I just finished reading the book What is Data Science?.
It is a small book (25 pages) and one of the many good starting points to learn about Data Science. This not a review but a few quotes from the book:
- According to Mike Driscoll(@dataspora), statistics is the “grammar of data science.”
- According to Martin Wattenberg (@wattenberg, founder of Flowing Media), visualization is key to data conditioning: if you want to find out just how bad your data is, try plotting it.
- Making data tell its story isn’t just a matter of presenting results; it involves making connections, then going back to other data sources to verify them.
- Data science requires skills ranging from traditional computer science to mathematics to art.
- According to DJ Patil, (@dpatil), the best data scientists tend to be “hard scientists,” particularly physicists, rather than computer science majors. Physicists have a strong mathematical background, computing skills, and come from a discipline in which survival depends on getting the most from the data. They have to think about the big picture, the big problem. When you’ve just spent a lot of grant money generating data, you can’t just throw the data out if it isn’t as clean as you’d like. You have to make it tell its story. You need some creativity for when the story the data is telling isn’t what you think it’s telling.
- What Patil calls “data jiujitsu”—using smaller auxiliary problems to solve a large, difficult problem that appears intractable (he has a book on Data Jujitsu)
- Patil’s first flippant answer to “what kind of person are you looking for when you hire a data scientist?” was “someone you would start a company with.”
- Data scientists combine entrepreneurship with patience, the willingness to build data products incrementally, the ability to explore, and the ability to iterate over a solution. They are inherently interdiscplinary. They can tackle all aspects of a problem, from initial data collection and data conditioning to drawing conclusions. They can think outside the box to come up with new ways to view the problem, or to work with very broadly defined problems: “here’s a lot of data, what can you make from it?”
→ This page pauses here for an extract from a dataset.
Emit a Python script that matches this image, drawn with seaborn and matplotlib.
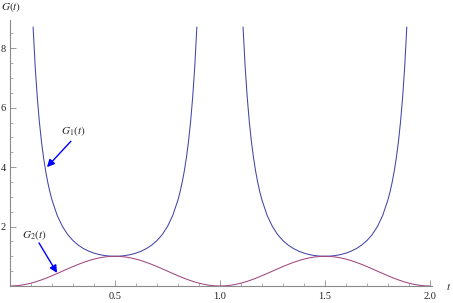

- The future belongs to the companies who figure out how to collect and use data successfully. Google, Amazon, Facebook, and LinkedIn have all tapped into their datastreams and made that the core of their success. They were the vanguard, but newer companies like bit.ly are following their path.
- The part of Hal Varian’s quote that nobody remembers says it all: “The ability to take data—to be able to understand it, to process it, to extract value from it, to visualize it, to communicate it—that’s going to be a hugely important skill in the next decades.”
This graphic from BigData Startups shows that lots of organizations still do not understand Big Data and predicts a shortage f 140k-190k big data scientists and 1.5M big data managers in USA alone by 2018.
I am reading a bunch of books and will probably do more of these posts. BTW, big data is not always about big data. It is an umbrella term to cover different areas that deal with deriving value out of data.